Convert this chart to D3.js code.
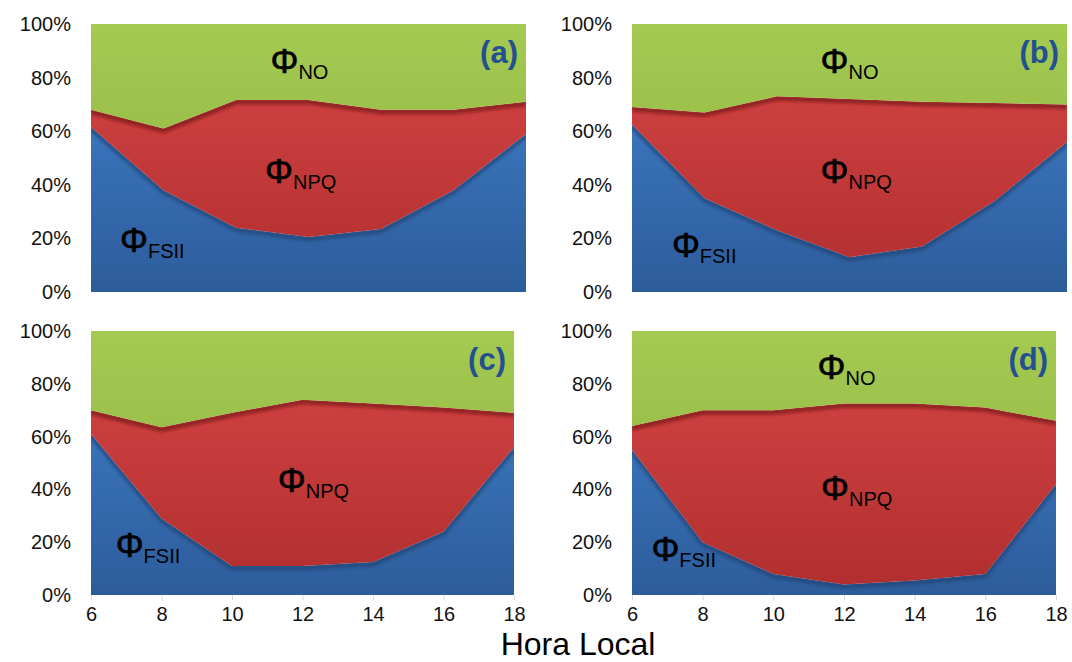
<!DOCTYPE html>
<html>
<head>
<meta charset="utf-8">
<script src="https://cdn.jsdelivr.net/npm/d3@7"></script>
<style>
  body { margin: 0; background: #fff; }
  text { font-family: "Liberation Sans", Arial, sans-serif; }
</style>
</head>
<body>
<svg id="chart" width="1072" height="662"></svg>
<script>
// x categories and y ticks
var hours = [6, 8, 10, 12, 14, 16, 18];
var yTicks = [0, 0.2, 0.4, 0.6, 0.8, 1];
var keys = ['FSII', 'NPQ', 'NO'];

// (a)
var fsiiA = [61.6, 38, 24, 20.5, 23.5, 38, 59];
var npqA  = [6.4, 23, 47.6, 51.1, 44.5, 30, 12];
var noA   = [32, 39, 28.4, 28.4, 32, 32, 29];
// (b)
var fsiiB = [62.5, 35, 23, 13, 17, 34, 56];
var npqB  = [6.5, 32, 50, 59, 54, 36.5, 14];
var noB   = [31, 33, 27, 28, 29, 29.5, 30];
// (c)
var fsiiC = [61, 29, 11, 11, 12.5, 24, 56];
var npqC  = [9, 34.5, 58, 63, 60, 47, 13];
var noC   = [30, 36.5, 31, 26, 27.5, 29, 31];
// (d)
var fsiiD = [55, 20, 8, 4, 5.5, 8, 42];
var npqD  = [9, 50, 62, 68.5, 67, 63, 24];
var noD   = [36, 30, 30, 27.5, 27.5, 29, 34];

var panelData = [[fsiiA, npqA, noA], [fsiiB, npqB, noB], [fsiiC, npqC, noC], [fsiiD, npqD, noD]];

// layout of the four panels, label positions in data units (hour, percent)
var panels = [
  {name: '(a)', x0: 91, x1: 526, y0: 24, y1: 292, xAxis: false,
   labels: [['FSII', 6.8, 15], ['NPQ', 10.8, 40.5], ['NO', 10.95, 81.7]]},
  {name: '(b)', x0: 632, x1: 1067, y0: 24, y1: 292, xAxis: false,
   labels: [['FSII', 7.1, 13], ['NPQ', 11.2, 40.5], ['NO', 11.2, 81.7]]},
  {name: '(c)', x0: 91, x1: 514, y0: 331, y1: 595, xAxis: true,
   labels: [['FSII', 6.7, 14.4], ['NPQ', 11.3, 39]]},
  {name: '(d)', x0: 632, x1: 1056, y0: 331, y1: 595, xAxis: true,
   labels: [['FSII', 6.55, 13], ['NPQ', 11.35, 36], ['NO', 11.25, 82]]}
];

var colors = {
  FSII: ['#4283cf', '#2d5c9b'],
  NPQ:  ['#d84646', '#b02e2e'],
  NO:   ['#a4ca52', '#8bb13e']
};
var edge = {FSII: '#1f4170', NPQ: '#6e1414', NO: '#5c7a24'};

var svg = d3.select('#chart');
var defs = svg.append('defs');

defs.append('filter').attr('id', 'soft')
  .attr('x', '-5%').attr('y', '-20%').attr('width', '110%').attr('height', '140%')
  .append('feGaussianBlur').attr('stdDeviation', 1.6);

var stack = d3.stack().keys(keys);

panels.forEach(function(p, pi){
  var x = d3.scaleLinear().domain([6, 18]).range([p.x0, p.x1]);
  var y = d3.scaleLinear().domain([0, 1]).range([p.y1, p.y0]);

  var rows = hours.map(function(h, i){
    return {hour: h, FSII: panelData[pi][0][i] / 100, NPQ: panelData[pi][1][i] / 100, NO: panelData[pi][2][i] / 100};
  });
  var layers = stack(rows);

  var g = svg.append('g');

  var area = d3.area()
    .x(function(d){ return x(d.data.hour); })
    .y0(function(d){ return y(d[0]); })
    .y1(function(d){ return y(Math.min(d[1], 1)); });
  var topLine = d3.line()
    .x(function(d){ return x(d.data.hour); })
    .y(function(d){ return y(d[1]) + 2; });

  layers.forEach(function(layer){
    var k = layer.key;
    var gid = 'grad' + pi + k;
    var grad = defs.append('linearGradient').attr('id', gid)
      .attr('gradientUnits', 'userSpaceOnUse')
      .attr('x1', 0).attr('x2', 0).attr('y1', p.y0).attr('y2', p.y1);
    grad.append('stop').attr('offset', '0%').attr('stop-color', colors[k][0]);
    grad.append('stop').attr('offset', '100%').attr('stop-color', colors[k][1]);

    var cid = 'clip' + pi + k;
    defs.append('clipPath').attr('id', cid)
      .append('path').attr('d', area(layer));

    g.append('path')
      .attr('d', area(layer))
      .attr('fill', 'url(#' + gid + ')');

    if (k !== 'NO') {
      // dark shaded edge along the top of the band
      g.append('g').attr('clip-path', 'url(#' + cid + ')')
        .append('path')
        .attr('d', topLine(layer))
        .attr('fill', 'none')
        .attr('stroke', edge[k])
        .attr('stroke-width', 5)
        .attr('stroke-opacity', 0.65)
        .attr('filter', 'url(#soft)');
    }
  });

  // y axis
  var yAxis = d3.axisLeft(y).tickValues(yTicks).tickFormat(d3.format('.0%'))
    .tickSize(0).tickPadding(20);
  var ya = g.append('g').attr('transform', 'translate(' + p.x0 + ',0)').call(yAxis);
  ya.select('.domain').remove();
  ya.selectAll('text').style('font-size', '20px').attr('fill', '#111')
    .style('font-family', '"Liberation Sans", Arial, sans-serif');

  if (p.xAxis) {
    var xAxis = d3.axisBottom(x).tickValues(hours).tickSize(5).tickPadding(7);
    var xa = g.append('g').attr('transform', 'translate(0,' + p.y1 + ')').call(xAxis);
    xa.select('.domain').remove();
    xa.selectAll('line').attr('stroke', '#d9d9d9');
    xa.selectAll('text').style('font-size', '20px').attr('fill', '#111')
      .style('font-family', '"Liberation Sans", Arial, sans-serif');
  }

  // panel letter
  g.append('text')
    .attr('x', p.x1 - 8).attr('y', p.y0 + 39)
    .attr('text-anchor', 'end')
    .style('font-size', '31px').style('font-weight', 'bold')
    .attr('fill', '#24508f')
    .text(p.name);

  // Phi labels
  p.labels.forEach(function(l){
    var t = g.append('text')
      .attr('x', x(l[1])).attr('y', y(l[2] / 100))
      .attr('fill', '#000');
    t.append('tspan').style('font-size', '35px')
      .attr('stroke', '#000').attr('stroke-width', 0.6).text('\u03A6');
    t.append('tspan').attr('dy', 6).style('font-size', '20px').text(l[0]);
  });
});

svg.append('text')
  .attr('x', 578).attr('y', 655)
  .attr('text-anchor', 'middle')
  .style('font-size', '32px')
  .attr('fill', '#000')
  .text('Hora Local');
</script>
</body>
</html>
^^^^^^^^^^^^^^^^
## WORK TO BE COMPLETED
Exactly reproduce the run of lines from the start of the listing through the line with "27.5, 29, 34];", inclusive; pictures are not copied.

## WORKED SOLUTION
Convert this chart to D3.js code.
<!DOCTYPE html>
<html>
<head>
<meta charset="utf-8">
<script src="https://cdn.jsdelivr.net/npm/d3@7"></script>
<style>
  body { margin: 0; background: #fff; }
  text { font-family: "Liberation Sans", Arial, sans-serif; }
</style>
</head>
<body>
<svg id="chart" width="1072" height="662"></svg>
<script>
// x categories and y ticks
var hours = [6, 8, 10, 12, 14, 16, 18];
var yTicks = [0, 0.2, 0.4, 0.6, 0.8, 1];
var keys = ['FSII', 'NPQ', 'NO'];

// (a)
var fsiiA = [61.6, 38, 24, 20.5, 23.5, 38, 59];
var npqA  = [6.4, 23, 47.6, 51.1, 44.5, 30, 12];
var noA   = [32, 39, 28.4, 28.4, 32, 32, 29];
// (b)
var fsiiB = [62.5, 35, 23, 13, 17, 34, 56];
var npqB  = [6.5, 32, 50, 59, 54, 36.5, 14];
var noB   = [31, 33, 27, 28, 29, 29.5, 30];
// (c)
var fsiiC = [61, 29, 11, 11, 12.5, 24, 56];
var npqC  = [9, 34.5, 58, 63, 60, 47, 13];
var noC   = [30, 36.5, 31, 26, 27.5, 29, 31];
// (d)
var fsiiD = [55, 20, 8, 4, 5.5, 8, 42];
var npqD  = [9, 50, 62, 68.5, 67, 63, 24];
var noD   = [36, 30, 30, 27.5, 27.5, 29, 34];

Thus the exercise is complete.